Chip has been very direct about wanting OLBs and CBs fitting these requirements, so these ones check out.

" there’s little doubt that Kelly’s scheme works best with an athletic quarterback who can threaten a defense with his running ability....Bradford, on the other hand, is known for his athleticism and quick release, and he operated a college offense at Oklahoma that shared traits with Kelly’s."

Bradford is no Russell Wilson, and it's hard to imagine the team will let him run much this year.  But longer term, as he fully heals, this could be accurate.  Foles is extremely slow, and Sanchez was very reluctant to run last year when he played QB. Meanwhile Bradford is reasonably mobile and could -- if all works out -- play for a decade in Philadelphia.

"Now the shortest receiver on Philly’s roster is Josh Huff (5' 11⁄4"), who played out wide last season but now will likely be relegated to the slot."

Note the hedging -- "will likely be relegated" -- which indicates that Bedard's source did not say this straight out.
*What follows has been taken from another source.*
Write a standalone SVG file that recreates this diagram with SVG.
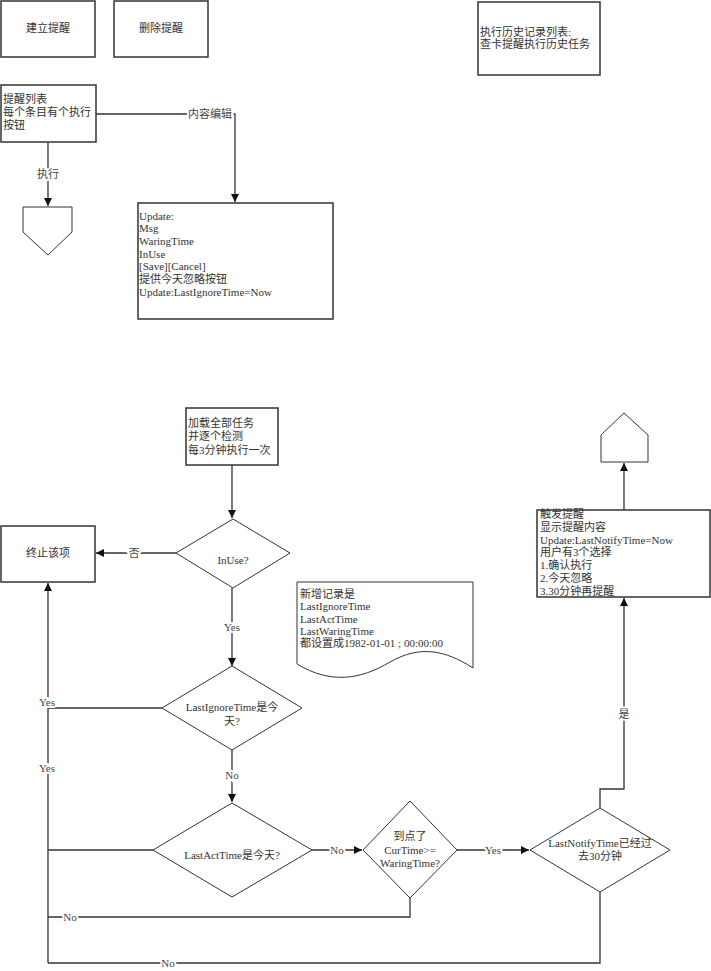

There are reasons to doubt that Huff will be stuck in the slot, notably the fact that the Eagles played him out wide last year while the much taller Jordan Matthews filled the slot (and did very well). Chip prizes mismatches, and putting your shortest receiver in the slot is standard strategy, not a way to get mismatches.

My guess is that Chip will rotate his receivers among all positions, not only the big three (Matthews, Agholor and Huff) but Miles Austin (6'2") and Seyi Ajirotutu (6'3") might steal some snaps in the slot.

The last standard is the most puzzling:

"The Eagles didn’t give a sniff to elite shutdown cornerback Darrelle Revis in free agency because they have no use for shutdown corners in their scheme. They much prefer having the length to disrupt passing lanes."

This one still puzzles me. With all due respect, the Eagles secondary was TERRIBLE last year, and the team was in no position to turn down any decent corner, much less one as talented as Darrelle Revis.

I'm still having trouble understanding what "no use for shutdown corners" even means. The wording here -- length to disrupt passing lanes -- makes it sound like the Eagles prefer zone coverage to man, I guess? I haven't seen any evidence of that, but maybe Chip, Billy Davis and new DB coach Corey Undlin are changing the scheme.

I asked Tommy Lawlor if he had any notion what this could mean, and he replied:

"Bedard might mean that the Eagles don't feel the need to have an elite corner in the sense of investment. Some teams have spent a high 1st round pick for a shutdown CB. And there is money to consider. The Jets are paying Revis $16M this year and $17M next year... Kelly seems to feel he can find CBs in other ways. He's not reaching for one in the draft or paying mega-bucks for an elite CB. "

That makes good sense, though the big check Chip signed to get Seattle CB Byron Maxwell argues against it.

Though the last statement still baffles me a bit, the rest of it makes a lot of sense. Apparently, Chip prizes bigger people even more than we realized. One theory is that the Eagles might move Beau Allen over to starting nose tackle and slide Bennie Logan to DE. The only problem with that analysis is that Logan is only 6'2', so he doesn't fit these new rules either.